Notice that $$E=mc^2$$ implies that a body at rest has energy which contradicts the Newtonian view of motionless bodies. This leads me to mentioning the fact that you must understand the difference between rest mass and invariant mass. This leads you to the following Special Relativistic form of $$E=mc^2$$:

$$E = \frac{m_0c^2}{\sqrt{1-\frac{v^2}{c^2}}}$$

 

[Oxymoron]

This is a pretty bizarre hint, since it's the basis of classical Newtonian mechanics and has nothing to do with relativity.

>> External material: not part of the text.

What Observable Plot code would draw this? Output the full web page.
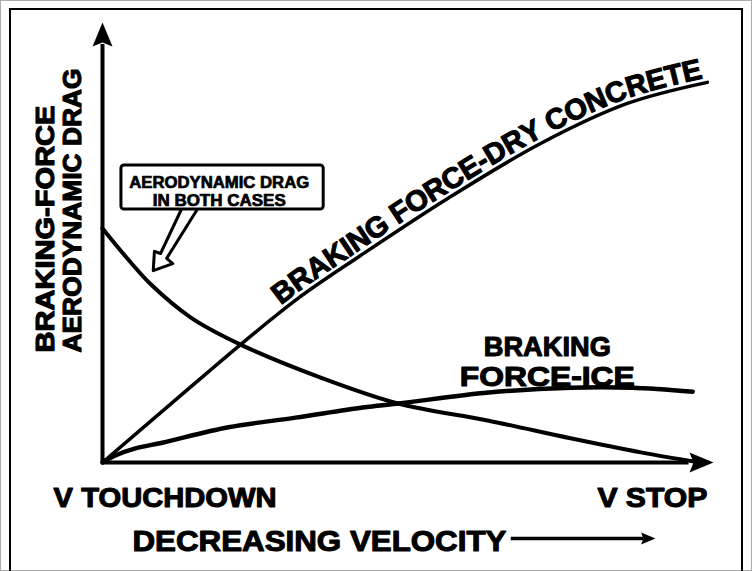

Yeah, maybe it was too cryptic.

Obviously $$F=ma$$ or better yet: $$F=\frac{d(Mv)}{dt}$$ will not work in SR because Mass is not considered constant. Instead one must correct with the Lorentz factor (my second hint) which you can read about here:

http://en.wikipedia.org/wiki/Relativistic_mass"

 

[baryon]

The famous $$E=mc^2$$ equation tells us that mass (or matter) is energy. The way I like to think of it is this: Matter (which has mass, always!) is what you get when you "squeeze" a whole lot of energy into one place - and I mean a lot of energy. Doing the opposite (that is, breaking the matter up as opposed to putting it together) "spreads" the energy out again.

Notice that $$E=mc^2$$ implies that a body at rest has energy which contradicts the Newtonian view of motionless bodies. This leads me to mentioning the fact that you must understand the difference between rest mass and invariant mass. This leads you to the following Special Relativistic form of $$E=mc^2$$:

$$E = \frac{m_0c^2}{\sqrt{1-\frac{v^2}{c^2}}}$$

So the increase in energy is translated to an increase in mass. Does that mean that the space that the object is traveling in becomes more curved?

 

[pervect]

So the increase in energy is translated to an increase in mass. Does that mean that the space that the object is traveling in becomes more curved?

Note that while the relativistic mass of an object increases, its invariant mass stays the same.

As far as curvature goes, the curvature tensor itself is usually considered to be a coordinate-independent object, which exists independently of any particular coordinate system. So the object is not considered to be a "different" object when viewed by a moving observer or a stationary observer, it's considered to be the "same" object. This means that the curvature, considered as a tensor, is considered to be the same regardless of velocity.

The curvature tensor at a location in space is not just one number - it consists of 4x4x4x4 = 256 numbers, many of which, however, are constrained to be the same because of symmetry.

However, components of the curvature tensor will vary depending on one's coordinate system. I.e. the values of these 256 numbers will change when one changes one's velocity. They change in a "standard" manner - this is in fact the defintion of a tensor quantity, that its components will change in a "standard" manner when one changes coordinates.

 

[michael879]

mass doesn't actually increase as you approach the speed of light. Its pretty misleading the way people say it. What increases is relativistic mass which is rly nothing like rest mass. Relativistic mass is a vector (I think i remember seeing some picture of an ellipsoid) and doesn't really exist. its gamma * mass (where gamma is$$\gamma = \frac{1}{\sqrt{1-\frac{v^2}{c^2}}}$$) and in my opinion is just used to make relativistic equations look like their Newtonian counter-parts. For example, instead of $$F = \gamma ma$$ you can use $$F = m_ra$$ (btw that example might be completely wrong, don't really remember if there is a relativistic force equation but it still shows my point).